* WHAT THE TASK REQUIRES *
Restate, exactly and without pictures, the lines from the start of the listing below through the line holding "from matplotlib.patches import Rectangle".
[START OF SOURCE RECORDS]
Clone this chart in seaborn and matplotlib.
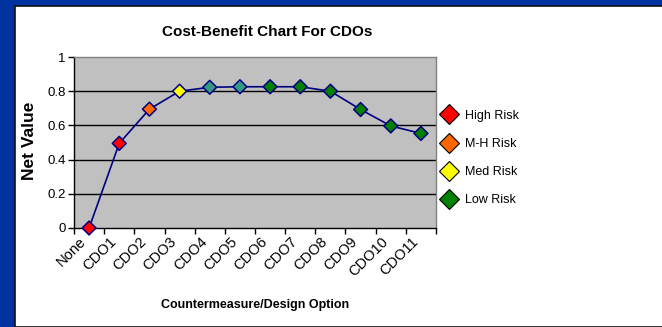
import numpy as np
import pandas as pd
import matplotlib
matplotlib.use('Agg')
import matplotlib.pyplot as plt
import seaborn as sns
from matplotlib.lines import Line2D
from matplotlib.patches import Rectangle

# data
options = ['None', 'CDO1', 'CDO2', 'CDO3', 'CDO4', 'CDO5', 'CDO6',
           'CDO7', 'CDO8', 'CDO9', 'CDO10', 'CDO11']
net_value = [0.0, 0.495, 0.695, 0.80, 0.823, 0.826, 0.826,
             0.826, 0.80, 0.693, 0.597, 0.553]
marker_colors = ['#FF0000', '#FF0000', '#FF6600', '#FFFF00', '#339980', '#339980',
                 '#008000', '#008000', '#008000', '#008000', '#008000', '#008000']
legend_labels = ['High Risk', 'M-H Risk', 'Med Risk', 'Low Risk']
legend_colors = ['#FF0000', '#FF6600', '#FFFF00', '#008000']
y_ticks = [0, 0.2, 0.4, 0.6, 0.8, 1]

sns.set_style('white')
plt.rcParams['font.family'] = ['Liberation Sans', 'DejaVu Sans']
plt.rcParams['text.color'] = 'black'
plt.rcParams['xtick.color'] = 'black'
plt.rcParams['ytick.color'] = 'black'

df = pd.DataFrame({'pos': np.arange(len(options)), 'option': options,
                   'value': net_value, 'color': marker_colors})

W, H = 662, 327
fig = plt.figure(figsize=(W / 100, H / 100), dpi=100, facecolor='#0033A0')
# white slide panel with dark edge
fig.patches.append(Rectangle((15 / W, 0), 1, 1 - 6 / H, transform=fig.transFigure,
                             facecolor='white', edgecolor='#101010', linewidth=1.2,
                             zorder=-5))

ax = fig.add_axes([74 / W, 1 - 228 / H, (436 - 74) / W, (228 - 57) / H])
ax.set_zorder(2)
ax.set_facecolor('#C0C0C0')

sns.lineplot(data=df, x='pos', y='value', color='#000080', linewidth=1.2, ax=ax,
             zorder=3)
sns.scatterplot(data=df, x='pos', y='value', hue='option',
                palette=dict(zip(options, marker_colors)), marker='D', s=50,
                edgecolor='#000080', linewidth=1.1, legend=False, ax=ax, zorder=4,
                clip_on=False)

ax.set_xlim(-0.5, len(options) - 0.5)
ax.set_ylim(0, 1)
ax.set_yticks(y_ticks)
ax.set_yticklabels(['0', '0.2', '0.4', '0.6', '0.8', '1'], fontsize=9.5)
for yv in y_ticks[1:-1]:
    ax.axhline(yv, color='black', linewidth=1.0, zorder=1)

# tick marks on the category edges, labels just left of the centres
ax.set_xticks(np.arange(-0.5, len(options), 1.0))
ax.set_xticklabels([])
ax.set_xticks(np.arange(len(options)) - 0.33, minor=True)
ax.set_xticklabels(options, minor=True, rotation=45, ha='right', va='top',
                   rotation_mode='anchor', fontsize=10.5)
ax.tick_params(axis='x', which='major', direction='out', length=4, width=1,
               color='black', bottom=True)
ax.tick_params(axis='x', which='minor', length=0, pad=5)
ax.tick_params(axis='y', direction='out', length=4, width=1, color='black', left=True,
               pad=2)

for side in ['top', 'right']:
    ax.spines[side].set_color('#808080')
    ax.spines[side].set_linewidth(1.0)
for side in ['left', 'bottom']:
    ax.spines[side].set_color('black')
    ax.spines[side].set_linewidth(1.0)

ax.set_xlabel('')
ax.set_ylabel('')
fig.text(267 / W, 1 - 32 / H, 'Cost-Benefit Chart For CDOs', ha='center', va='center',
         fontsize=11, fontweight='bold')
fig.text(255 / W, 1 - 305 / H, 'Countermeasure/Design Option', ha='center',
         va='center', fontsize=9, fontweight='bold')
fig.text(30 / W, 1 - 141 / H, 'Net Value', ha='center', va='center', rotation=90,
         fontsize=12.5, fontweight='bold')

handles = [Line2D([0], [0], marker='D', linestyle='none', markersize=10,
                  markerfacecolor=c, markeredgecolor='black', markeredgewidth=0.8)
           for c in legend_colors]
fig.legend(handles, legend_labels, loc='center left',
           bbox_to_anchor=(433 / W, 1 - 158 / H), frameon=False, fontsize=9,
           labelspacing=1.3, handletextpad=0.45, handlelength=1.6, borderpad=0)

fig.savefig('out.png', dpi=100, facecolor=fig.get_facecolor())
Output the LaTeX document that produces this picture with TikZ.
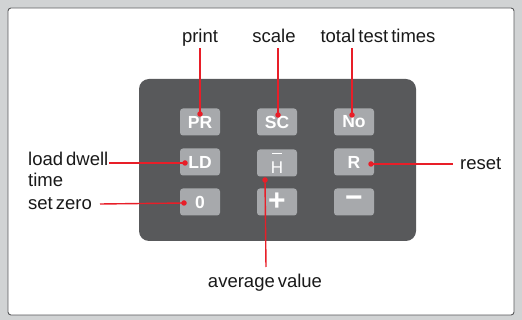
\documentclass[tikz,border=0pt]{standalone}
\usepackage{fontspec}
\setmainfont{Liberation Sans}
\definecolor{padgray}{RGB}{88,89,91}
\definecolor{keygray}{RGB}{167,169,172}
\definecolor{outgray}{RGB}{209,211,212}
\definecolor{leadred}{RGB}{232,30,40}
\newcommand{\tagfont}{\fontsize{18.5}{18.5}\selectfont\spaceskip=0.16em\relax}
\newcommand{\barH}{\setbox0\hbox{H}\vbox{\hbox to\wd0{\hss\vrule width 0.75\wd0 height 1.5pt\hss}\kern2pt\box0}}
\begin{document}
\begin{tikzpicture}[x=1pt,y=-1pt]

% --- Styles ---
\tikzset{
    key/.style={fill=keygray, rounded corners=3pt, minimum width=40pt, minimum height=27pt, inner sep=0pt, text=white, font=\fontsize{17.5}{17.5}\selectfont\bfseries},
    tag/.style={text=black!90, inner sep=1pt, text depth=4pt, font=\tagfont},
    dot/.style={circle, fill=leadred, inner sep=0pt, minimum size=5.5pt},
    lead/.style={draw=leadred, line width=1.4pt}
}

    % Frame
    \fill[outgray] (0,0) rectangle (522,320);
    \draw[fill=white, draw=padgray, line width=0.9pt, rounded corners=3pt] (8,8) rectangle (514,315);

    % Keypad
    \fill[padgray, rounded corners=10pt] (139,79) rectangle (416,241);
    \node[key] (pr) at (200,122) {PR};
    \node[key] (sc) at (277,122) {SC};
    \node[key] (no) at (354,122) {No};
    \node[key] (ld) at (200,162) {LD};
    \node[key] (hbar) at (277,163) {\fontsize{17}{17}\selectfont\mdseries\barH};
    \node[key] (r) at (354,162) {R};
    \node[key] (zero) at (200,202) {0};
    \node[key] (plus) at (277,202) {\fontsize{30}{30}\selectfont +};
    \node[key] (minus) at (354,202) {\fontsize{30}{30}\selectfont −};

    % Dots on the keys
    \node[dot] (pr-dot) at (200,114) {};
    \node[dot] (sc-dot) at (278,115) {};
    \node[dot] (no-dot) at (352,115) {};
    \node[dot] (ld-dot) at (185,163) {};
    \node[dot] (r-dot) at (371,164) {};
    \node[dot] (zero-dot) at (184,203) {};
    \node[dot] (hbar-dot) at (265,180) {};

    % Labels
    \node[tag, anchor=base] (print) at (200,43) {print};
    \node[tag, anchor=base] (scale) at (274,43) {scale};
    \node[tag, anchor=base] (total) at (378,43) {total test times};
    \node[tag, anchor=base west] (dwell) at (27,166) {load dwell};
    \node[tag, anchor=base west] (dwell-time) at (27,187) {time};
    \node[tag, anchor=base west] (setzero) at (27,210) {set zero};
    \node[tag, anchor=base west] (reset) at (459,170) {reset};
    \node[tag, anchor=base] (average) at (265,288) {average value};

    % Free ends of the leads
    \coordinate (setzero-end) at (100,204);
    \coordinate (reset-end) at (453,164);
    \coordinate (average-end) at (266,267);

    % Leads
    \draw[lead] (pr-dot.center) -- (print.south);
    \draw[lead] (sc-dot.center) -- (sc-dot.center |- scale.south);
    \draw[lead] (no-dot.center) -- (no-dot.center |- total.south);
    \draw[lead] (ld-dot.center) -- (dwell.base east |- ld-dot.center);
    \draw[lead] (zero-dot.center) -- (setzero-end);
    \draw[lead] (r-dot.center) -- (reset-end);
    \draw[lead] (hbar-dot.center) -- (average-end);

\end{tikzpicture}
\end{document}
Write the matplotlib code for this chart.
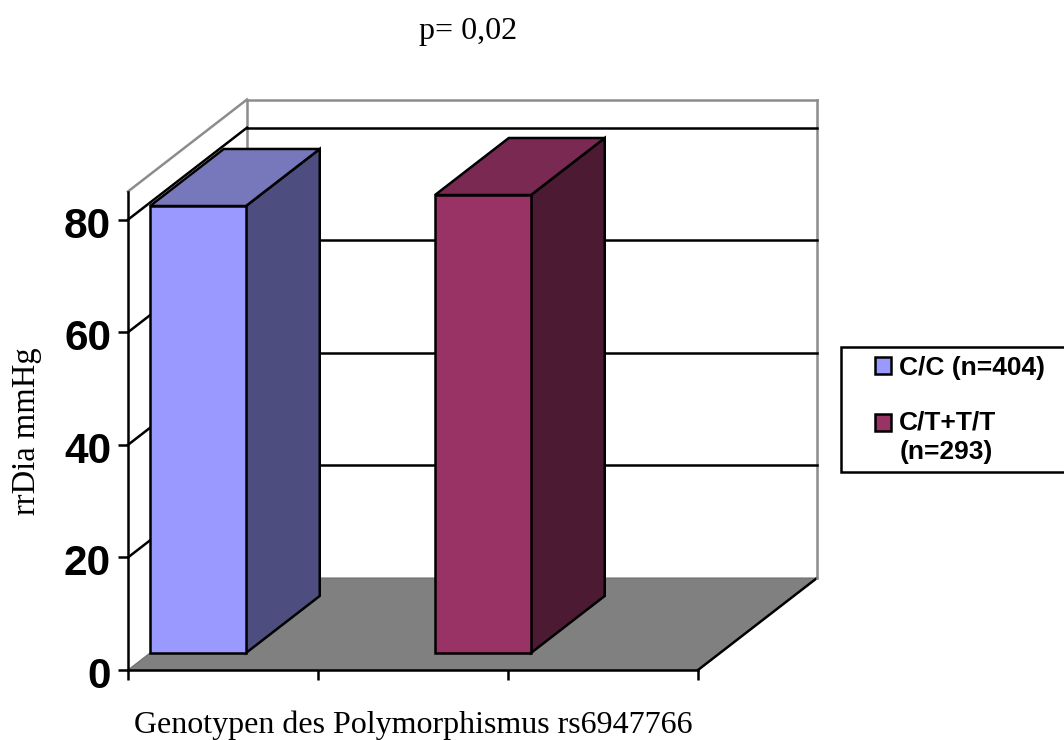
import matplotlib
matplotlib.use("Agg")
import matplotlib.pyplot as plt
from matplotlib.legend_handler import HandlerPatch
from matplotlib.patches import Polygon, Rectangle
from matplotlib.transforms import ScaledTranslation

series_labels = ["C/C (n=404)", "C/T+T/T\n(n=293)"]
values = [79.4, 81.35]
front_colors = ["#9999FF", "#993366"]
top_colors = ["#7777BB", "#7A2952"]
side_colors = ["#4D4D80", "#4D1A33"]
y_ticks = [0, 20, 40, 60, 80]
x_ticks = [0, 1, 2, 3]

W, H = 1064, 740
LW = 1.8
fig = plt.figure(figsize=(W / 100, H / 100), dpi=100, facecolor="white")
ax = fig.add_axes([128 / W, 1 - 670 / H, 570 / W, 478.5 / H], facecolor="none")
ax.set_xlim(0, 3)
ax.set_ylim(0, 85)

# depth of the 3D box, in data units
DX = 119 / 190
DY = 92 / 5.63
BAR_W = 0.505
BAR_LEFT = [0.0, 1.5]
D0, D1 = 0.185, 0.805


def P(x, y, d=0.0):
    return (x + d * DX, y + d * DY)


def poly(pts, **kw):
    ax.add_patch(Polygon(pts, closed=True, clip_on=False, **kw))


def seg(a, b, color="black", lw=LW, z=2):
    ax.plot([a[0], b[0]], [a[1], b[1]], color=color, lw=lw, clip_on=False,
            zorder=z, solid_capstyle="projecting")


GREY = "#8C8C8C"
# floor
poly([P(0, 0), P(3, 0), P(3, 0, 1), P(0, 0, 1)], facecolor="#808080",
     edgecolor="#6E6E6E", lw=0.8, zorder=1)
seg(P(3, 0), P(3, 0, 1), "black", LW, 1.5)

# walls
seg(P(0, 85), P(0, 85, 1), GREY)
seg(P(0, 85, 1), P(3, 85, 1), GREY)
seg(P(3, 85, 1), P(3, 0, 1), GREY)
seg(P(0, 85, 1), P(0, 0, 1), GREY)

# grid lines
for t in y_ticks[1:]:
    seg(P(0, t), P(0, t, 1))
    seg(P(0, t, 1), P(3, t, 1))

# bars
for left, v, fc, tc, sc, lab in zip(BAR_LEFT, values, front_colors, top_colors,
                                    side_colors, series_labels):
    r = left + BAR_W
    e = dict(edgecolor="black", lw=LW, joinstyle="miter", zorder=3)
    poly([P(r, 0, D0), P(r, 0, D1), P(r, v, D1), P(r, v, D0)], facecolor=sc, **e)
    poly([P(left, v, D0), P(r, v, D0), P(r, v, D1), P(left, v, D1)], facecolor=tc, **e)
    poly([P(left, 0, D0), P(r, 0, D0), P(r, v, D0), P(left, v, D0)], facecolor=fc, **e)

# axes
for s in ("top", "right"):
    ax.spines[s].set_visible(False)
for s in ("left", "bottom"):
    ax.spines[s].set_linewidth(LW)
ax.set_xticks(x_ticks, [""] * len(x_ticks))
ax.set_yticks(y_ticks)
ax.tick_params(axis="both", direction="out", length=7.2, width=LW)
ax.tick_params(axis="y", pad=5)
nudge = ScaledTranslation(0, -2.5 / 100, fig.dpi_scale_trans)
for t in ax.get_yticklabels():
    t.set_fontfamily("Liberation Sans")
    t.set_fontweight("bold")
    t.set_fontsize(30.5)
    t.set_transform(t.get_transform() + nudge)

serif = "Liberation Serif"
ax.set_xlabel("Genotypen des Polymorphismus rs6947766", family=serif, fontsize=23, labelpad=18.5)
ax.set_ylabel("rrDia mmHg", family=serif, fontsize=23.5, labelpad=16)
ax.set_title("p= 0,02", family=serif, fontsize=23, x=0.597, pad=109.5)

# legend
fig.add_artist(Rectangle((841 / W, 1 - 472 / H), 240 / W, 125 / H, transform=fig.transFigure,
                         facecolor="white", edgecolor="black", lw=LW))


def make_handle(legend, orig_handle, xdescent, ydescent, width, height, fontsize):
    # the wrapped label keeps its square beside its first line
    shift = 0.55 * fontsize if orig_handle.get_label() == "wrapped" else 0
    return Rectangle((-xdescent, -ydescent + shift), width, height)


handles = [Rectangle((0, 0), 1, 1, facecolor=c, edgecolor="black", lw=LW,
                     label="wrapped" if "\n" in s else "single")
           for c, s in zip(front_colors, series_labels)]
leg = fig.legend(handles, series_labels, loc="upper left",
                 bbox_to_anchor=(875 / W, 1 - 356 / H), bbox_transform=fig.transFigure,
                 frameon=False, borderpad=0, borderaxespad=0, handlelength=0.62, handleheight=0.62,
                 handletextpad=0.3, labelspacing=1.15,
                 handler_map={Rectangle: HandlerPatch(patch_func=make_handle)},
                 prop=dict(family="Liberation Sans", weight="bold", size=19))
for t in leg.get_texts():
    t.set_linespacing(1.3)

fig.savefig("out.png", dpi=100)
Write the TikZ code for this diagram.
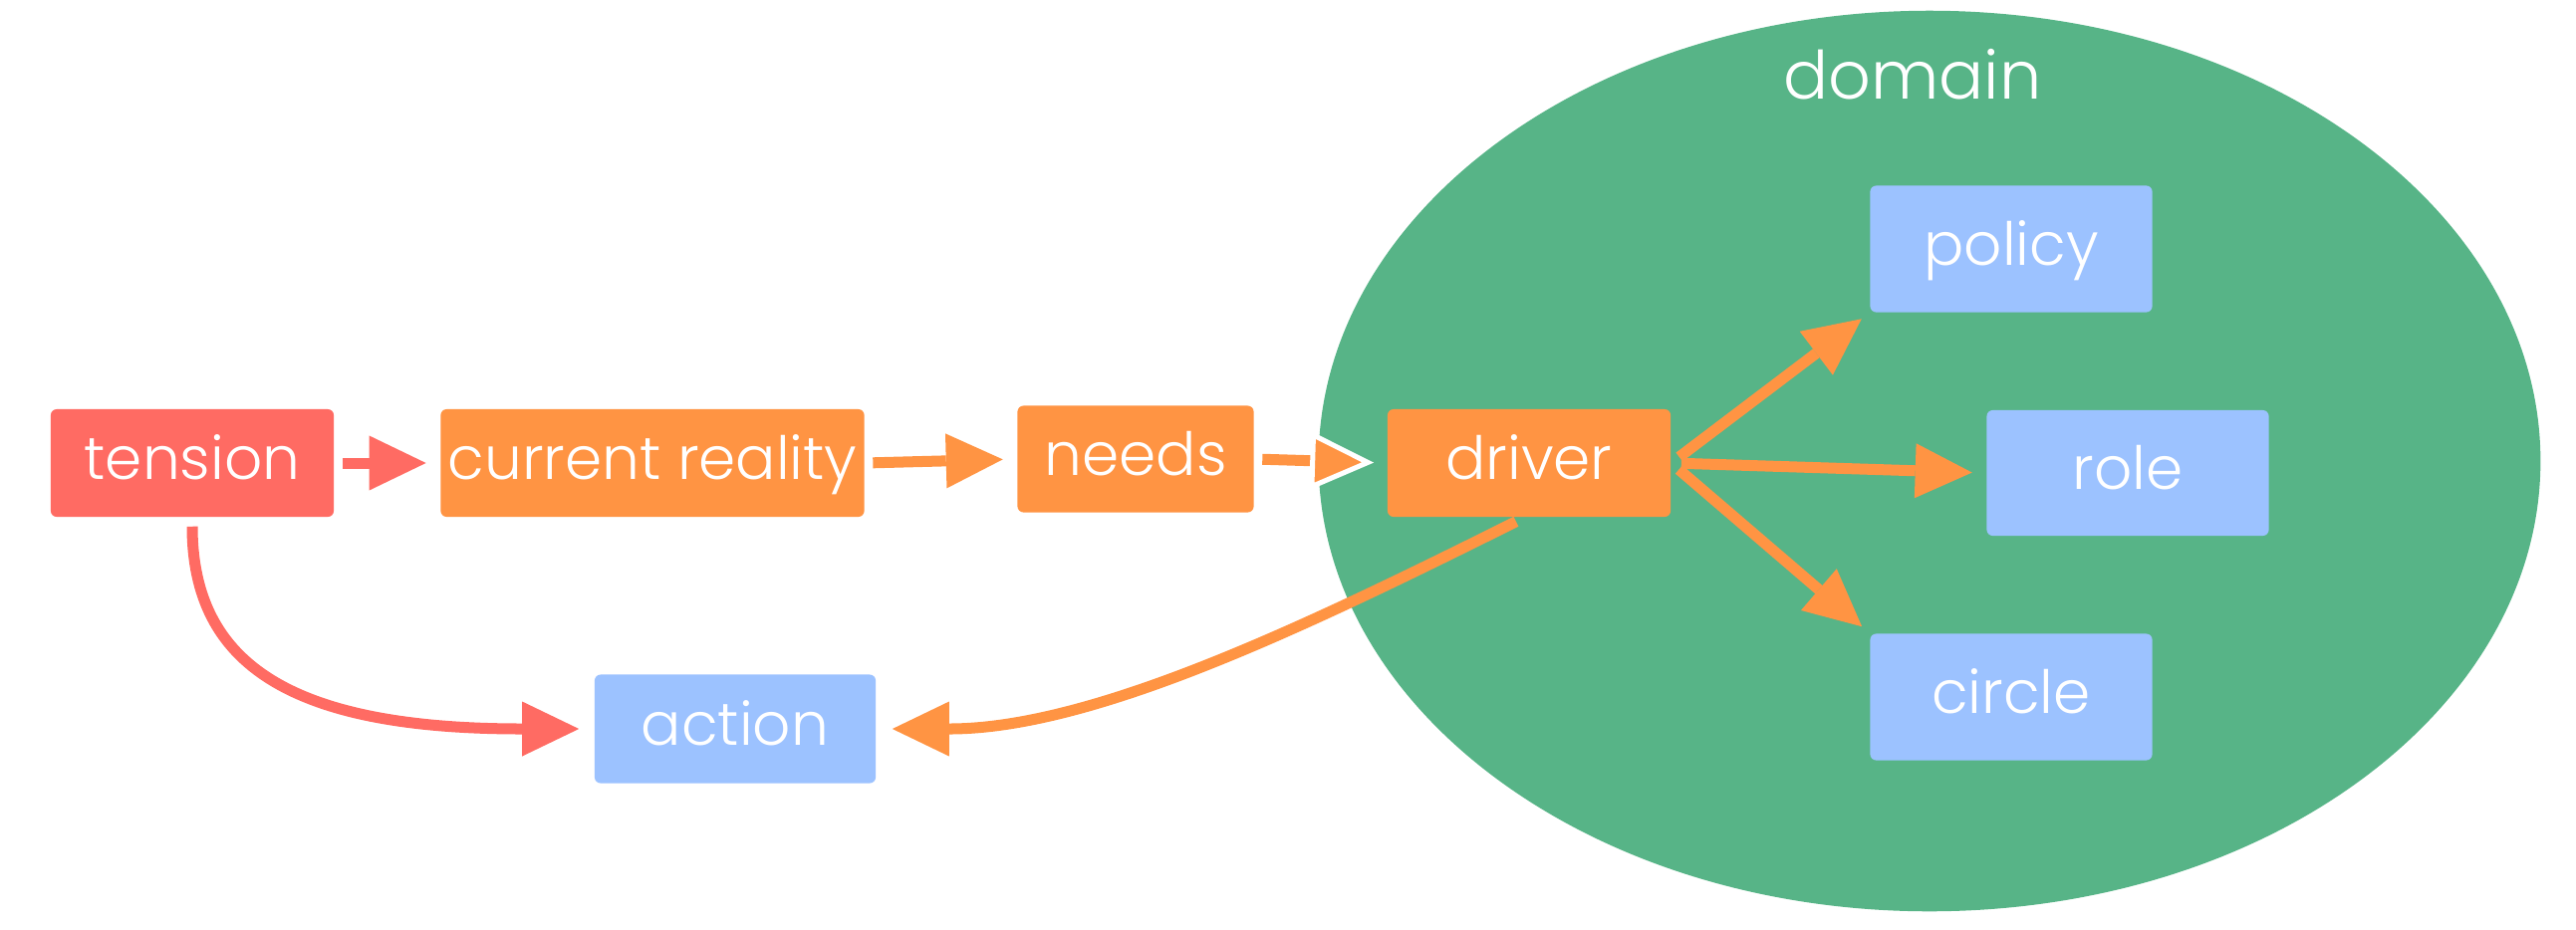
[END OF SOURCE RECORDS]
* CORRECT ANSWER *
Clone this chart in seaborn and matplotlib.
import numpy as np
import pandas as pd
import matplotlib
matplotlib.use('Agg')
import matplotlib.pyplot as plt
import seaborn as sns
from matplotlib.lines import Line2D
from matplotlib.patches import Rectangle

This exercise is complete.